His next convention was at the 2012 Dragon-Con in Atlanta. To add to his fantasy wardrobe, Sena created more outfits consisting of Doctor Who and a dwarf from the popular online game "World of Warcraft." He placed third in the Dragon-Con costume contest with his dwarf costume.

The most recent convention Sena attended was Awesome-Con at the Washington D.C. Convention Center in April. About 140,000 people attended, with approximately 400 people competing in the costume contest.

"The best costume I've seen was a guy dressed up as a character from the popular video game series 'Gears of War,’" Sena said. "The realism of the character was very impressive and just brought the whole design to life for me. I just thought, 'Man, I have a lot more work to do if I'm going to match that kind of detail.'"

Sena's focus on detail oriented projects has roots all the way back to the early days of his military career.

"I was stationed at Andrews originally in 1990 at the 89th Airlift Wing as security forces and eventually cross trained into the inspector general's office," Sena said. "I retired in 2004 and then returned as a civilian."

He started working in the IG office in 2002 as an active-duty service member. He came back in 2005, doing the same job, but as a civilian with more positional authority and experience, he said.

Sena's current job responsibilities entail conducting regular inspections and exercises for the base, such as compliance inspections and active shooter training programs for Airmen.

The exercises and inspections conducted here focus on performance and cohesiveness amongst the units.

"My Air Force training has definitely helped me in my professional goals, as well as my personal interests and hobbies," he said. "Outside of my career, I have a personal passion for theatre, set making and costume design."

Sena claims his constant focus on the intricacies of his assignments over the years have helped keep his mind and eye sharp.

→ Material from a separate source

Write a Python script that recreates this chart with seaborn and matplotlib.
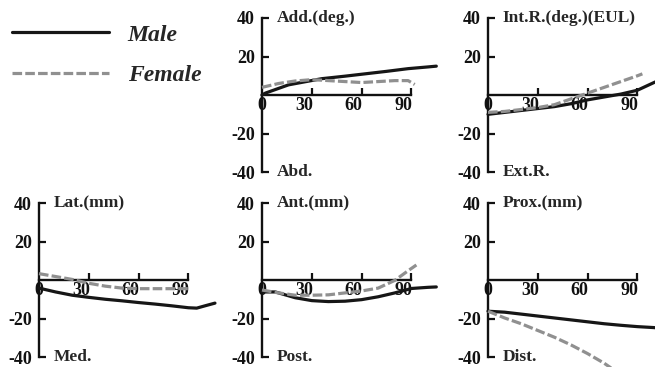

"My entire military career taught me to focus on all the little details that go into the final product we put out, whether it's a checklist, report, presentation, or any other tangible result of our efforts," he said. "It's a great feeling to know that the time and focus I put into my work really shines when I complete a project. This mindset will stick with me and continue to help me as an Airman, both professionally and personally."